Bias - Variance tradeoff

Remember that, even though you can build decent model with very simple solution, you should not stop in that point. There is high risk of model being biased. Bias is caused by model making wrong or too simple assumptions about real dependencies occuring in real world.

Imagine if we try to apply linear model on a problem that is highly non-linear. Algorithm will try to fit coefficients to data as best as it can, but even though errors will be minimized, predictions on validation datasets won’t be accurate due to wrong assumptions about reality. That happens because model uses wrong function to describe reality.

What you can do to reduce bias error, is to add more information to the model. Feed it with more observations and more variables so the function will get more complex and will fit better to the data. New learnt function will be definately better reflection of real world.

Unfortunately the more complex the function the higher the variance error becomes. It means that model became so good at fitting training dataset, it is not general enough to predict values for new, never seen before observations. This is called overfitting.

Variance indicates how much the model will change if it trained on new dataset.

During model building you need to remeber about that problem. Your model will perform the best when you find the optimal point between Bias and Variance. Model cannot be too simple because the vias will be very high, in the same time it can’t be overcomplicated, because it will cause high variance and overfitting.

High bias is a problem for parametric algorithms like linear and logistic regression, on the other hand nonparametric models like KNN or Decision Trees have low bias because they don’t assume parametric dependencies. However, those models tend to have high variance. Your goal during building supervised learning model is to achieve low bias and low variance.


Bootstrapping

Bias can be reduced by adding more variables to a model or using nonparametric method. Then we can try to reduce variance by using one of many bootstrap approaches.
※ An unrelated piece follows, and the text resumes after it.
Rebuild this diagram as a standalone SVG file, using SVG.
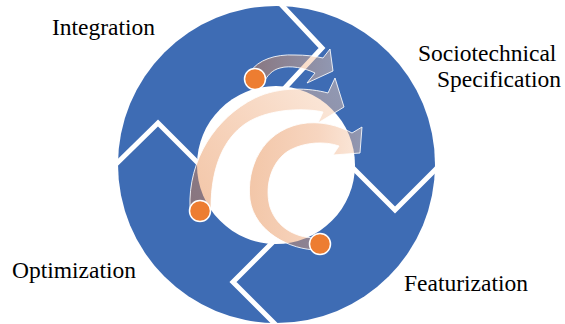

  • Most common one is using random forest instead of decision trees
  • You can also run bagging/ensemble versions of other algorithms
  • There are also several versions of Cross-validation that can be used here
  • One can stack many different models and then take an average of them to provide final prediction

There are a lot of possibilities…


Model evaluation

After you come up with final model fitted to your training data, it’s time to provide validation dataset so you can check how your algorithm performs on new examples. There are a lot of different metrics that can be used to evaluate model performance, to list few of them:

  • Confusion matrics family with ROC curve, AUC and gini index
  • Gain and lift chart
  • For regression: MAE and RMSE
  • For linear regression R squared

And several others. Each of them has its pros and cons and it’s important to be aware of them all, to choose proper one for your case. I am going to cover them during further model building.


Conclusion

What you just read is just short overview of all steps of model building with a lot of lists and little detail. Hopefully I will stick to the plan and I will deliver article of each step described above in the text, providing more context, details and theory.

Next blog post is going to be about simple linear regression model.